There is a tradition in Judaism that says that the Messiah will come when the world can’t get any better and it can’t get any worse. In essence, the Messiah will help break the logjam when we have fully stagnated as a world. We are not there yet. We have a lot of work left to do, because there is a lot of good we can still do to bring our nation back together. No, we can’t fix those who are too far gone, those who won’t listen to reason, those who won’t acknowledge reality. But we can listen to those whose beliefs are different from our own. We can show compassion to those who have a different struggle then what we go through. We can give kindness to those who feel threatened. And we can teach those who need more information. But we can only do those things if we are willing to reciprocate those allowances to others who want to feel heard, who want to be cared for, who want to feel seen.

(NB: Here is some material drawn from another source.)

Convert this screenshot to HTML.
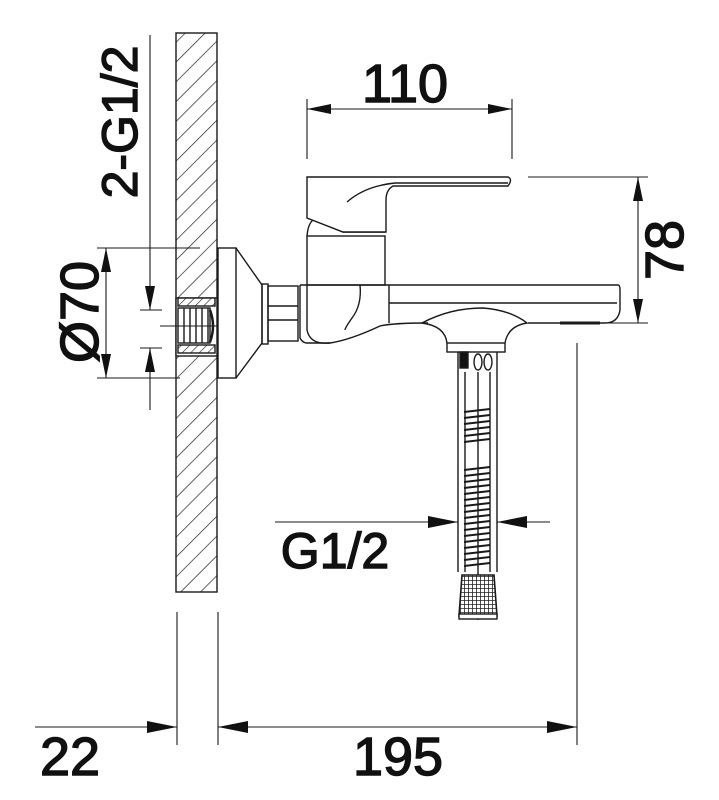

We need to make simple the complex, and complex the simple. We need to know where the hard lines are and where there is space for nuance. We can debate allocation of funds; we cannot debate that police should not wantonly kill unarmed Black Americans. We can debate the implementation of welfare, but we cannot decide that Americans “deserve” to live on the streets. We can and must discuss the logistics of fixing this country. But we can’t do it at the expense of being able to look across the table and recognize our fellow Americans and those who are working to try to make this country better for themselves, for their families, and for their communities.


“Standing on the parted shores of history, we still believe what we were taught before ever we stood at Sinai. That wherever we go, it is eternally Egypt. That there is a better place, a Promised Land. That the winding way to that promise passes through the wilderness. That there is no way of getting from here to there, except by joining hands, marching together.”